-- START OF Records supplied --

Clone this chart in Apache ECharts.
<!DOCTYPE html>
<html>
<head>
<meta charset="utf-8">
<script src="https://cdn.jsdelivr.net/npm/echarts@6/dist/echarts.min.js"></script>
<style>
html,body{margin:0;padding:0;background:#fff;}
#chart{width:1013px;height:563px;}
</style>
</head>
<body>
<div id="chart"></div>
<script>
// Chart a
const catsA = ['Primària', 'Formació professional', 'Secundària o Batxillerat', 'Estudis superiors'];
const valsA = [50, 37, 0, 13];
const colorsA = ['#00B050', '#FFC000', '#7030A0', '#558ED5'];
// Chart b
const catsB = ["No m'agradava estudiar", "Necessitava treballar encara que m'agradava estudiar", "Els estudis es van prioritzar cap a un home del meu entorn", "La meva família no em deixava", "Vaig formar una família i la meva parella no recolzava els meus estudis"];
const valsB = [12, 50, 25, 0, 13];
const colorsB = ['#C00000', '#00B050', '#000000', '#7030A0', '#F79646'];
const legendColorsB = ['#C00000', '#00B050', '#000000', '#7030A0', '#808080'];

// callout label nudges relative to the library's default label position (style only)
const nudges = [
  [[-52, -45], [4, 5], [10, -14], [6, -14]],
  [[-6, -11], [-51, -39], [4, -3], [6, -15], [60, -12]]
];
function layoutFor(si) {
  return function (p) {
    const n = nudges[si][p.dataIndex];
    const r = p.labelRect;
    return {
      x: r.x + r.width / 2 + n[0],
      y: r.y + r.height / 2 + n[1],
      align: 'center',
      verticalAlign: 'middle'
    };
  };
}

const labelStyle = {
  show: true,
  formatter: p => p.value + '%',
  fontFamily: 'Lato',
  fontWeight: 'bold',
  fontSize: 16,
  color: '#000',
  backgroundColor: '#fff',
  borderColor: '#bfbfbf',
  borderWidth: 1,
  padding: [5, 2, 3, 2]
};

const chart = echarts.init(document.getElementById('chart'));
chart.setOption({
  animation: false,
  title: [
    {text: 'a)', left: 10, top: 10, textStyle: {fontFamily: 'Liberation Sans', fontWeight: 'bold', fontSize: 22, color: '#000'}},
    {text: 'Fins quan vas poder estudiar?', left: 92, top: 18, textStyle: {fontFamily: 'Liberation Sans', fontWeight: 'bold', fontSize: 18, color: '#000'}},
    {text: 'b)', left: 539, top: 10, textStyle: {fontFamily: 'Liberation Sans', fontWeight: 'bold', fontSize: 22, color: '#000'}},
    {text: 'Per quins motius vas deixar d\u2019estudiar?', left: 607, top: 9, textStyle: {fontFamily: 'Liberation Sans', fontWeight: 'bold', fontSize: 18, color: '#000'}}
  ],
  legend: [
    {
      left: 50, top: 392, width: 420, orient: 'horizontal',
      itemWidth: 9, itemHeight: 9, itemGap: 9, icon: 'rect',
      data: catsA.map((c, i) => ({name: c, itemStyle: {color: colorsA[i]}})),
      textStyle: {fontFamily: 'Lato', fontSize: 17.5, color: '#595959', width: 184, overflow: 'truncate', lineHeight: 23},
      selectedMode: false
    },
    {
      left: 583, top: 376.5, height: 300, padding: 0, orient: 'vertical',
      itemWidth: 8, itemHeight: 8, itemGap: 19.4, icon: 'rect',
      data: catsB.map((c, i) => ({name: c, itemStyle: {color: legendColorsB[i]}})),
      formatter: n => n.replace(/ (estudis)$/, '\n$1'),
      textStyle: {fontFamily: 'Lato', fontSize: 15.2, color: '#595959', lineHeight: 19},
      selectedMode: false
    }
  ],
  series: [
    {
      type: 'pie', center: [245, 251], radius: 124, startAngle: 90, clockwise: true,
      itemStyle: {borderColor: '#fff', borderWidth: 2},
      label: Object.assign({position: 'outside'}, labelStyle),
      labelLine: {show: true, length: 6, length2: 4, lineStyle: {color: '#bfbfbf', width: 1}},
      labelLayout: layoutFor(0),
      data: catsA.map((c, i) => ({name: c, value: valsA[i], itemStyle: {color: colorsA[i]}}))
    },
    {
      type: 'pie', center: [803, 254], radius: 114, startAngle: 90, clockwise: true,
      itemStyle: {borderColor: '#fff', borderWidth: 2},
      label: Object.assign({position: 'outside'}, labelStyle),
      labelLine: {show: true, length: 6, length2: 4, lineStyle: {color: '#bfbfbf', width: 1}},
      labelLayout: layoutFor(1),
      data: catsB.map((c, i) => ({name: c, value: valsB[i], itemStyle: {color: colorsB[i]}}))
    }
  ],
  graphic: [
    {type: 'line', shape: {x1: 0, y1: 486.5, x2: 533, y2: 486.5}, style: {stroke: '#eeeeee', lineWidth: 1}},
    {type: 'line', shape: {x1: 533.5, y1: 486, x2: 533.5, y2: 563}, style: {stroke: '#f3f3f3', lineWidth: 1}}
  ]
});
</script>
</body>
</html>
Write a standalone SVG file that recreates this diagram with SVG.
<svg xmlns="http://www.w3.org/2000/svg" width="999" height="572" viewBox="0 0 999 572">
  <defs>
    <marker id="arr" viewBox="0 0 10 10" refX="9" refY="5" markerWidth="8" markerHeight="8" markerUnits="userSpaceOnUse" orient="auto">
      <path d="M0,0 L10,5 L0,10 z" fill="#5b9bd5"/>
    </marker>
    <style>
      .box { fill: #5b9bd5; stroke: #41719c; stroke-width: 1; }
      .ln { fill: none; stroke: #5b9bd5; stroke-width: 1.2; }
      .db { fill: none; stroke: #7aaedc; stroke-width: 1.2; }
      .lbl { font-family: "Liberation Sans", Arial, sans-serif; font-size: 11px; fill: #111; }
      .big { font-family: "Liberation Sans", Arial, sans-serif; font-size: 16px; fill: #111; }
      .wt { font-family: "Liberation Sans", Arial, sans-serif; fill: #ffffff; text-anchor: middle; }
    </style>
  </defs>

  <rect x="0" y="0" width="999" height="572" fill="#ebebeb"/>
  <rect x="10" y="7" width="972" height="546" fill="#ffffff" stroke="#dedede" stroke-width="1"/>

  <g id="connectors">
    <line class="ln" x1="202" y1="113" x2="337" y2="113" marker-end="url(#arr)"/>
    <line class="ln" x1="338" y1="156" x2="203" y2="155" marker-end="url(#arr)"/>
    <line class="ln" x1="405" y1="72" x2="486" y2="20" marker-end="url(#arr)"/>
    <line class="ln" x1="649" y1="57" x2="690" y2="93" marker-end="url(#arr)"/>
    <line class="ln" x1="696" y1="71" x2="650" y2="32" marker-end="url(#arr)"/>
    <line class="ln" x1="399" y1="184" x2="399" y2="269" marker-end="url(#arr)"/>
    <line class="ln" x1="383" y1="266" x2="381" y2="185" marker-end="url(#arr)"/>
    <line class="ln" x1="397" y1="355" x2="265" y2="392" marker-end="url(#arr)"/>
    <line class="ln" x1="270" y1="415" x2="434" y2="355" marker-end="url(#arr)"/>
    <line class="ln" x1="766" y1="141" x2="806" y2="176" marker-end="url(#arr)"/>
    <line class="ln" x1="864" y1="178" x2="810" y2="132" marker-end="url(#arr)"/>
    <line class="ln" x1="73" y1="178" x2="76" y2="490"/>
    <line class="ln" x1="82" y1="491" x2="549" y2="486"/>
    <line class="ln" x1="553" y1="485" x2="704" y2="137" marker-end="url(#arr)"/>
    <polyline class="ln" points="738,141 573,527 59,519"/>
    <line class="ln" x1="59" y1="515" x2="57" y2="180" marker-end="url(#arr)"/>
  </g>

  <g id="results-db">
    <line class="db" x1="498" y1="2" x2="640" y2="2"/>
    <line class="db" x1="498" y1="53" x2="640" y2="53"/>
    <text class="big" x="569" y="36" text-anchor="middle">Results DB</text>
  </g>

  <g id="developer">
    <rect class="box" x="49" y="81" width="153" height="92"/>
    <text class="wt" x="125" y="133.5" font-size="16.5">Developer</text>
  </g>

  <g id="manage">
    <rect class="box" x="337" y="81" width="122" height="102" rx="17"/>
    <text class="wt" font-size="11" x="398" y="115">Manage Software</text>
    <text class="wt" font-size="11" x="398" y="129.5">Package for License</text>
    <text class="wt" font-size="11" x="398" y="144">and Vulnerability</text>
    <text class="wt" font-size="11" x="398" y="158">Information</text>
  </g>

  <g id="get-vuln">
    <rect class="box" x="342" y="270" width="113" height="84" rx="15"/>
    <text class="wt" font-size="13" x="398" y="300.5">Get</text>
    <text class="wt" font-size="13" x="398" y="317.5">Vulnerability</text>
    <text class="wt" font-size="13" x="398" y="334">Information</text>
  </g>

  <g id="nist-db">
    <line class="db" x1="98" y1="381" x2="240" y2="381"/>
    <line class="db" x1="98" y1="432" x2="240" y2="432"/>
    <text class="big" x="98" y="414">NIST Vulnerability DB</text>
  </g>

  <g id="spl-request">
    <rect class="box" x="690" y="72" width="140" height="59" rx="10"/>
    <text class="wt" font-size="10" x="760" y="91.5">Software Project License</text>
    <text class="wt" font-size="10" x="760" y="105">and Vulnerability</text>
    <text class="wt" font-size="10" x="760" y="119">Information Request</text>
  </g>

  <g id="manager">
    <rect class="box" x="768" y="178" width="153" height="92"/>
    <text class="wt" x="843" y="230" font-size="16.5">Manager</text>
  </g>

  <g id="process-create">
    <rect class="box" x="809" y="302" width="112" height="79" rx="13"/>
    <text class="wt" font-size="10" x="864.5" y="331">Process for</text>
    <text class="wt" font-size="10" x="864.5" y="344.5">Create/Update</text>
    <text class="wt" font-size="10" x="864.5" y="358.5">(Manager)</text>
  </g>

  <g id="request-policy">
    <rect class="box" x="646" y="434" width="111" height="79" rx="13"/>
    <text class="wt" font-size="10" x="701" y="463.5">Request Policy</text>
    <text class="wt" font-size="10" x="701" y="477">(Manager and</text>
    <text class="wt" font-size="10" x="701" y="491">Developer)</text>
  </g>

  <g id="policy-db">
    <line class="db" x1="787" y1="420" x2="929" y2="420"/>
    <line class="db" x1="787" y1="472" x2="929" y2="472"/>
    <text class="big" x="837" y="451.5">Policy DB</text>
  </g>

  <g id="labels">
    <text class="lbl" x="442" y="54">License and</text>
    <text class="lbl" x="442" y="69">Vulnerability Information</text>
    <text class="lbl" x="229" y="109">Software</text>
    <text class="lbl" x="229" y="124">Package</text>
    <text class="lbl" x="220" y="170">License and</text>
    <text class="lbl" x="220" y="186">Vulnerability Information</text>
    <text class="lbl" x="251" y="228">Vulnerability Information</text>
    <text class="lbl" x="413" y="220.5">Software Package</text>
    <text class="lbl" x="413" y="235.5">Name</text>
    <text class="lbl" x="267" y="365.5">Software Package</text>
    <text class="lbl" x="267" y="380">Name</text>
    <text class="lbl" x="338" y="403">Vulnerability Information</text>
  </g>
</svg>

-- END OF Records supplied --
-- START OF Records supplied --

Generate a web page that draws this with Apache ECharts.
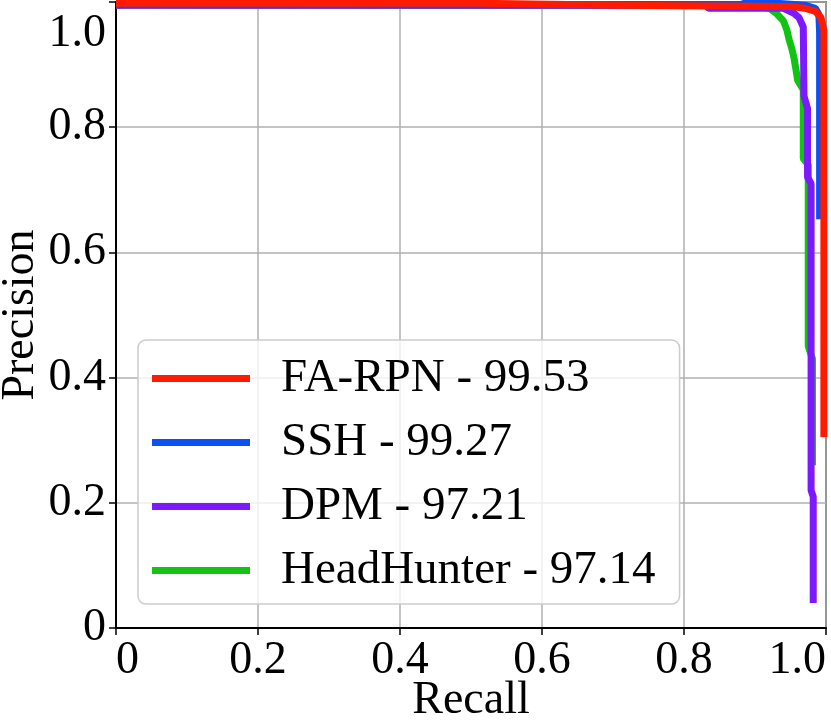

-- END OF Records supplied --

▶ [Problem requirements] Return from the data every line that holds "this".

▶ [Answer in full]
Clone this chart in Apache ECharts.
Write a standalone SVG file that recreates this diagram with SVG.
Generate a web page that draws this with Apache ECharts.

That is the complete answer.